Paul Schalow, a professor of Japanese at Rutgers University, told FoxNews.com that Japanese media outlets are linking Roos’ visit to Obama’s desire to rid the world of nuclear weapons.

Tomorrow, the 65th anniversary of the dropping of the bomb on Hiroshima, I’ll publish Tibbet’s 1994 statement regarding this historical watershed.

7 thoughts on “Apologize for Hiroshima?”

  1. Don’t know why this is happening now on the 65th anniversary, but it appears that a number of countries and bodies are attending this for the first time:

    “Embassy officials from wartime allies and currently nuclear-armed Britain and France also plan to attend the event for the first time, [according to] diplomatic sources.

    UN Secretary General Ban Ki-moon will also attend the ceremony this year, becoming the first chief of the world body to do so.

    The city of Hiroshima has asked US President Barack Obama, as well as other leaders of nuclear powers, to attend the annual ceremony.”

    The above is not meant to take away from the U.S. attending, just to point out that it is part of something bigger. Is this the first time Hiroshima actually invited world leaders?


  2. When they acknowledge to us and to their own people, and apologize for, the rape of Nanking and all the horrors they put the Filipinos through, not to mention American and Australian prisoners of war; then, maybe. But that’s not going to happen.

  3. Lazaro – AMEN!

    Fact is, a 1/4 million were killed with both A-bombs, immediately and over the course of the following months.

    In and of that fact, countless millions of Japanese and American (troops) were spared long, painful deaths.

    The alternative would have been Japan winning and then invading our West Coast.

    Really? America must apologize for insuring THAT didn’t happen?

    And it MUST be pointed out … LOUDLY! … the Japanese were working on their own A-bomb and were more than willing and eager to use it on our West Coast, most probably LA or San Fran. (read: Japan’s Secret War … it’s documented … Japan’s scientists at the time of the bombings were less concerned with the casualties in both cities than getting there to study, log and build on the results of the American A-bombs)

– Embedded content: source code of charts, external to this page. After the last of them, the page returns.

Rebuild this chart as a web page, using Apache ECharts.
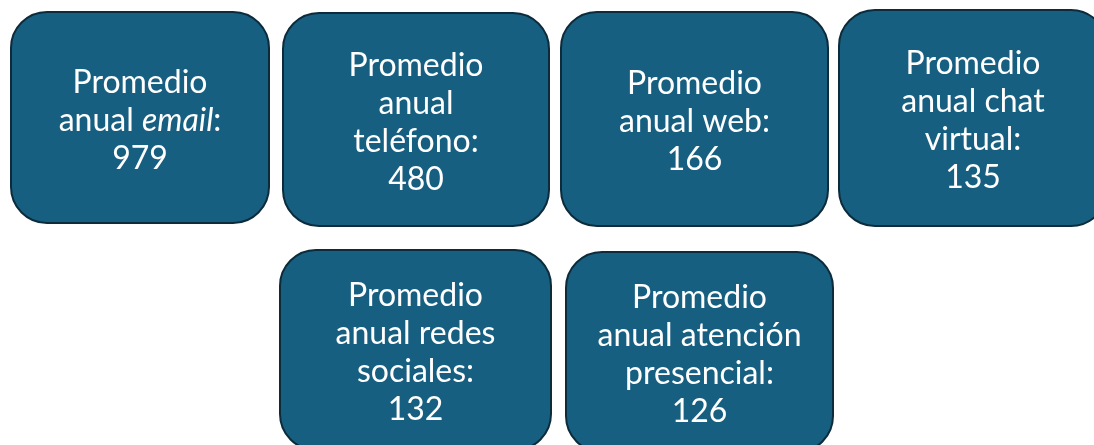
<!DOCTYPE html>
<html>
<head>
<meta charset="utf-8">
<script src="https://cdn.jsdelivr.net/npm/echarts@6/dist/echarts.min.js"></script>
<style>
  html, body { margin: 0; padding: 0; background: #fff; }
  #chart { width: 1094px; height: 445px; }
</style>
</head>
<body>
<div id="chart"></div>
<script>
// canales y promedios anuales
const channels = ["email", "teléfono", "web", "chat virtual", "redes sociales", "atención presencial"];
const averages = [979, 480, 166, 135, 132, 126];
// líneas del texto de cada caja (el valor se añade al final)
const labelLines = [
  ["Promedio", "{n|anual }{i|email}{n|:}"],
  ["Promedio", "anual", "teléfono:"],
  ["Promedio", "anual web:"],
  ["Promedio", "anual chat", "virtual:"],
  ["Promedio", "anual redes", "sociales:"],
  ["Promedio", "anual atención", "presencial:"]
];

// posición de cada caja: [x, y, ancho, alto]
const boxes = [
  [11, 12, 258, 211],
  [283, 13, 266, 213],
  [561, 12, 267, 214],
  [839, 10, 268, 216],
  [280, 250, 271, 200],
  [566, 252, 267, 200]
];

const fill = "#175f80";
const border = "#0c2b3b";
const font = "Lato";

const chart = echarts.init(document.getElementById("chart"), null, { renderer: "canvas" });

function wrapLine(l) {
  // líneas sin marcado rich se envuelven en {n|...}
  return l.indexOf("{") >= 0 ? l : "{n|" + l + "}";
}

const option = {
  animation: false,
  series: [
    {
      type: "custom",
      coordinateSystem: "none",
      data: averages.map((v, i) => ({ value: v, name: channels[i] })),
      renderItem(params, api) {
        const i = params.dataIndex;
        const b = boxes[i];
        const lines = labelLines[i].map(wrapLine);
        lines.push("{n|" + api.value(0) + "}");
        return {
          type: "group",
          children: [
            {
              type: "rect",
              shape: { x: b[0], y: b[1], width: b[2], height: b[3], r: 36 },
              style: { fill: fill, stroke: border, lineWidth: 2 }
            },
            {
              type: "text",
              x: b[0] + b[2] / 2,
              y: b[1] + b[3] / 2 + 3,
              style: {
                text: lines.join("\n"),
                align: "center",
                verticalAlign: "middle",
                fill: "#fff",
                rich: {
                  n: { fontFamily: font, fontSize: 32, lineHeight: 38, fill: "#fff" },
                  i: { fontFamily: font, fontSize: 32, lineHeight: 38, fontStyle: "italic", fill: "#fff" }
                }
              }
            }
          ]
        };
      }
    }
  ]
};

chart.setOption(option);
window.addEventListener("resize", () => chart.resize());
</script>
</body>
</html>
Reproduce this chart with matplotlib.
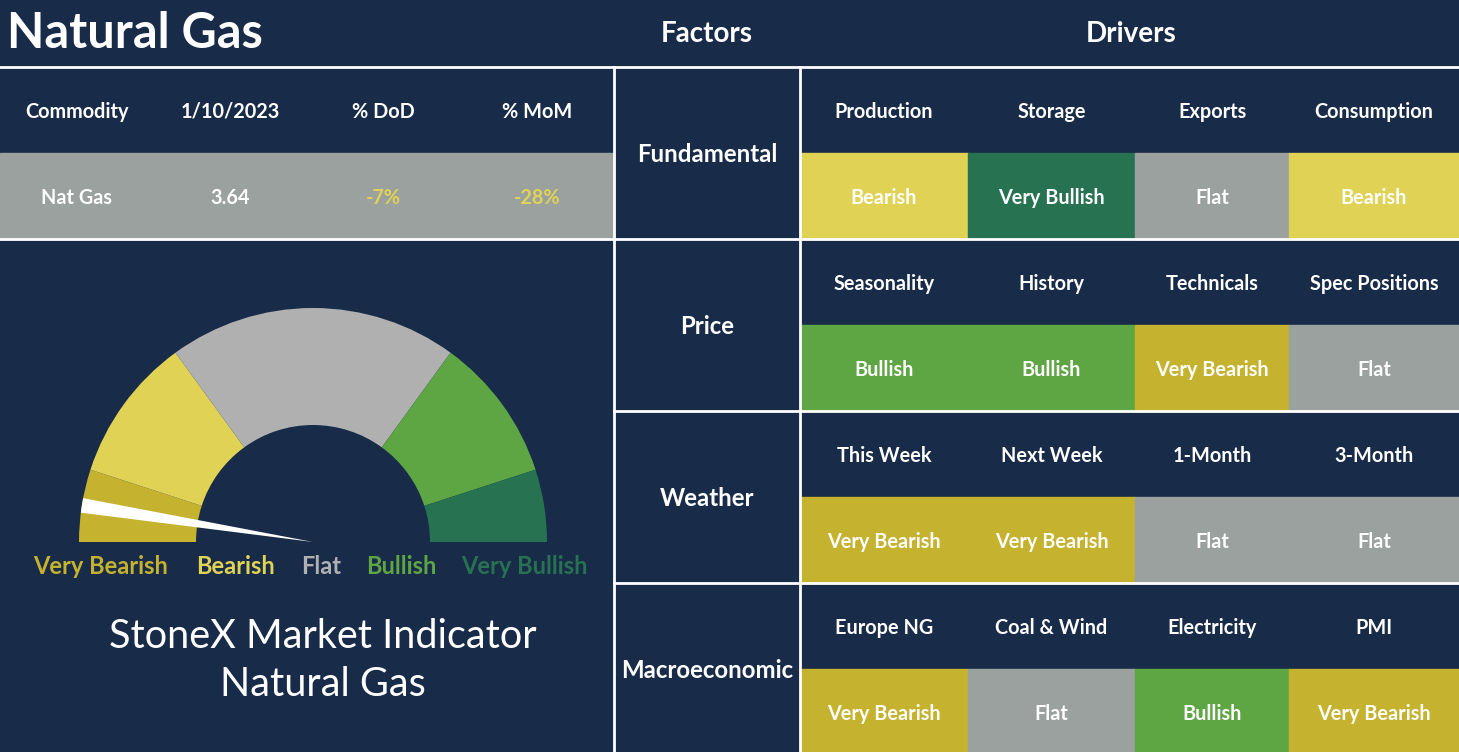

    The Japanese can bite me … The fucking apologists in this country and in the fucked-up administration can bite me and choke to death.

  4. FOXNews reports:


    “The U.S. delegation will not offer an apology for dropping atomic bombs on Hiroshima and Nagasaki when it attends a ceremony in Japan on Friday marking the 65th anniversary of the attacks, which brought World War II to an end.”

    “Friday’s ceremony will mark the first time that the U.S. will send a delegation to the anniversary ceremony. Hiroshima officials on Wednesday said representatives from 75 countries will attend the ceremony, along with U.N. Secretary-General Ban Ki-moon. Representatives from nuclear powers France and Britain, America’s allies in World War II, also will attend for the first time.”

  5. The alternative would have been Japan winning and then invading our West Coast.

    By August 1945, that was as much of a pipe dream as retaking Okinawa from the Marines/Army dug in there. And that was a mere 400 miles, not 5,000. The Imperial Navy: mostly sunk. Imperial Air Forces: shot down, shot up, or frittered away as kamakaze attacks. Dropping the two bombs reinforced the notion of you’ve lost, the only thing you can spend now are the lives of your troops and the civilians. Give. It. Up.

    The upside to the bombings is that it a) saved a lot of US lives, b) it saved a lot of Japanese lives, and c) it was such a awe inspiring demonstration of the raw power of a nuclear weapon fired in anger that none have been used since.

    I consider the last one a real win.

  6. Are we Americans going to see our President stick his Ass up to the world as he bows to another foriegn leader?